Prime Minister Rishi Sunak announced at the end of February that the government has a provisional agreement (the Windsor Framework) with the EU to resolve difficulties with the Northern Ireland Protocol. He claims this will “take back control” of Northern Ireland. It won’t.
The EU sees this differently – maintaining the essential elements of the Brexit Withdrawal Agreement, of which the protocol was part. However politicians frame this deal, it is bad for Britain and bad for the whole of Ireland.
Sunak says the Windsor Framework is a change and is recognition of Brexit by the EU. That’s either a deliberate misrepresentation or he hasn’t learnt the lessons from his predecessors’ dealings with the EU – that it gives nothing on Brexit without being absolutely compelled to do so.
And worse, Sunak says “that's it, no more changes” – challenging the Democratic Unionist Party to comply (and that party’s refusal to take part in the Northern Ireland Assembly is adding to the mess). Keir Starmer, who also wants to “take control”, will back the deal. No surprise there, given his declared willingness to trade sovereignty for an agreement with the EU.

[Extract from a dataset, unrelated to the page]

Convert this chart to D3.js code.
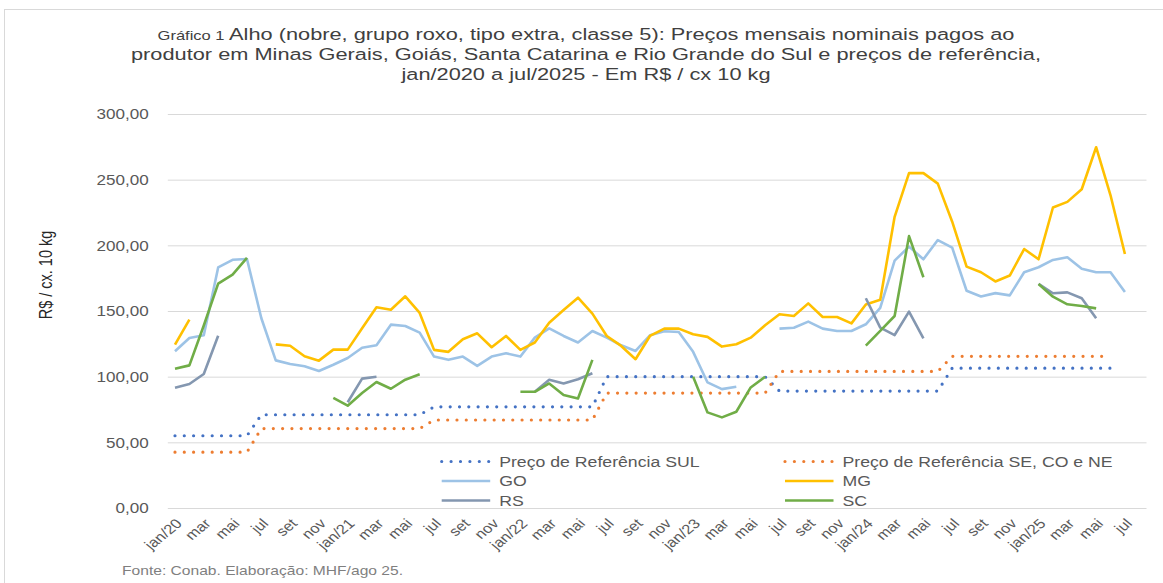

The EU analysis is that the solution to the problems in Northern Ireland – most of which are of its making – are to be found in the Brexit Withdrawal Agreement. It says: “The envisaged amendment does not amount to a change of the essential elements of the Withdrawal Agreement.” The UK government document manages to avoid mentioning this.
Under the Framework the EU can continue to impose binding regulations on the people of Northern Ireland – adding to around 670 new laws made since Brexit. These laws are made behind closed doors by majority vote of the European Council of Ministers.
The European Union’s chief negotiator Maros Sefcovic is reported as telling the European Parliament’s Brexit committee that the deal would not hand back full sovereignty over the region. He said, according to reports, that it was designed only to avoid negative headlines.
“The role of the ECJ as the sole and final arbiter of EU law stays in place.”
He went on to say, “Be under no impression that there will be a diminishing of the role of the European Court of Justice…We’ve been very clear from the beginning until the end, the role of the ECJ as the sole and final arbiter of EU law stays in place.”
There’s little or no parliamentary opposition, or even questioning, of the latest deal. David Frost, now in the House of Lords, who led on Brexit negotiations, calls it a good deal. Others who flagged the difficulties with the Northern Ireland Protocol from the outset accept the line that it’s a recognition of Brexit by the EU and now we should be friends. The Labour Party, whose opposition to Brexit strengthened the EU hand in negotiations, still hankers after the EU.
What none of these accept is that the people of the whole of Ireland must decide their future – not Britain and certainly not the EU or the US. But the Union that joins the north of Ireland to the UK can’t just be swept away by outside bodies. A forced separation of the north from the rest of the UK is not the answer either – and of course Ireland would not be independent while still in the EU.
The whole of Ireland accepted the Good Friday Agreement in 1998, in two referendums. In effect it granted Northern Ireland a special status in relation to the rest of the UK and to the Irish Republic.
But it was not a good thing that the Northern Ireland Protocol treated the north of Ireland differently from the rest of the UK and that it remained partially under the control of the EU and the European Court of Justice. And the Windsor Framework does not change that.
The risk for Britain is that the EU will continue to use Northern Ireland as a trojan horse to bind us back into its orbit. Mind you, all the parliamentary parties seem to want to get back into the EU bed one way or another.
The continuing interference of the EU and its court in a sovereign, non-member country should be opposed – even if it is in respect of a part of the country with a special status and which we see ultimately belonging elsewhere.
‘Workers must repeat the message that sovereignty is non-negotiable.’
And workers in Britain must repeat to the ruling class the message of the 2016 Leave vote – that sovereignty is non-negotiable, not to be given away – whether over Northern Ireland, or “Global Britain” schemes and trade deals.
The risks from the Irish perspective are different – most obviously the Good Friday Agreement falling apart as its stress on seeking cross-party agreement runs counter to the “Stormont brake” as set out in the new deal.
With the continuing EU and European Court of Justice influence on the north of Ireland the chances of peaceful unification are likely to recede, not advance.
The EU cares nothing for the people of Ireland and is willing to risk peace there in the pursuit of its political aims. The sole reason for the EU’s action and push for the protocol was to frustrate Brexit. The EU saw it as a weak point to attack Britain – aided by our political class and the Irish government, it has to be said.
What is lacking in this development so far is the perspective of the British working class. It’s in our hands to constrain the actions of parliamentary politicians, if we choose to do so. We have to ignore or reject those who want to use this development to re-run Brexit or to further fragment Britain. And if we fail to do so now, it will be harder in future.
There are other fights for British workers. There are so many challenges and questions about the future of Britain, and who governs it, that need our attention. But all of our struggles are joined in one political thread from pay disputes to the struggle for sovereignty and independence. And that means rejection of the role of the EU in Northern Ireland.